Thursday, 12 July 2012

The Latest from Iran (12 July): Keeping the Oil Flowing....Maybe

0345 GMT: After months of bad news for Iran over its oil exports, Reuters has offered some hope for the Islamic Republic's efforts to circumvent sanctions, declaring, "Iran is shipping oil to China, its top buyer, despite a row over freight terms, and Japan has taken steps to resume imports in August". 

A closer reading of the article shows that this is far from a return to normal for Tehran. Tokyo, which cut all shipments of Iranian oil in July, is merely opening up the possibility of resumption by providing insurance coverage for some tankers. China is restoring some but not all shipments.

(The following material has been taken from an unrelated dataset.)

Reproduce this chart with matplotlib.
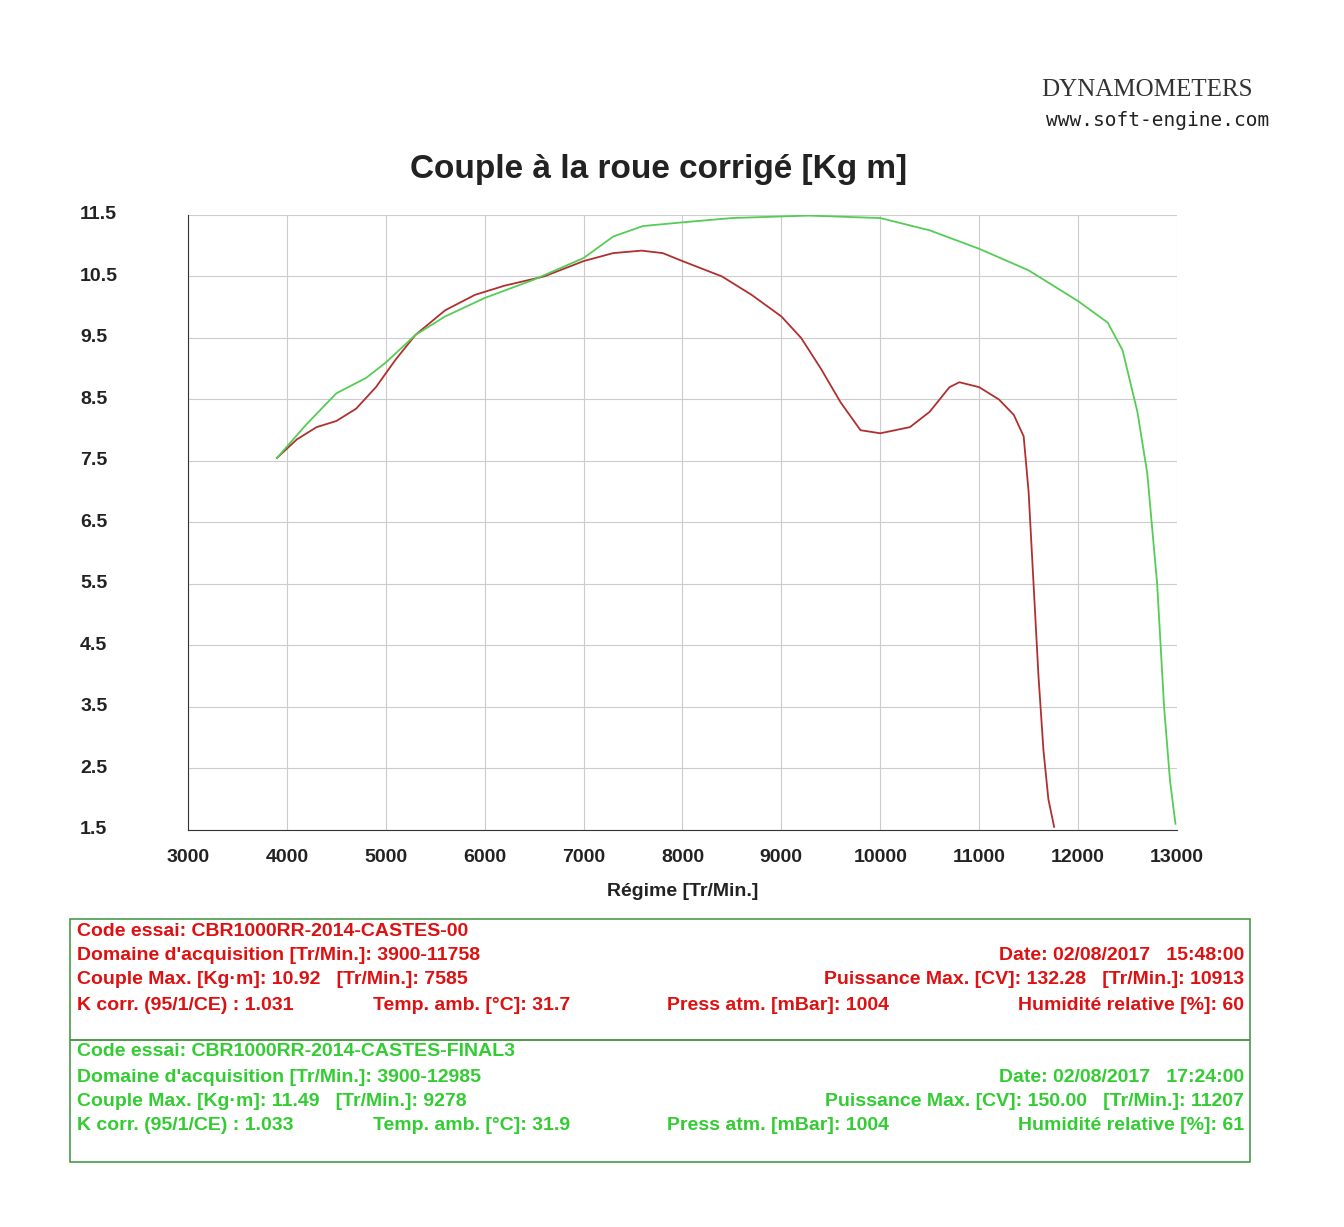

State news agency IRNA inadvertently points out the challenge for Iran as it features India's authorisation of local insurers to replace the coverage lost when the European Union imposed sanctions on 1 July:

India has already cut its Iranian oil purchases by more than a fifth, enough to win a waiver from separate US sanctions, and is expected to load around 300,000 barrels per day this month. But NITC has [a] few of the vessels of the size needed to meet the requirements of at least one Indian refiner, Mangalore Refinery and Petrochemicals Ltd.

A few vessels? At least one refiner? That reads as a half-full, hopeful assessment of a difficult situation --- Iran's oil exports have fallen to 1.1 million barrels per day, less than half the level of 2011.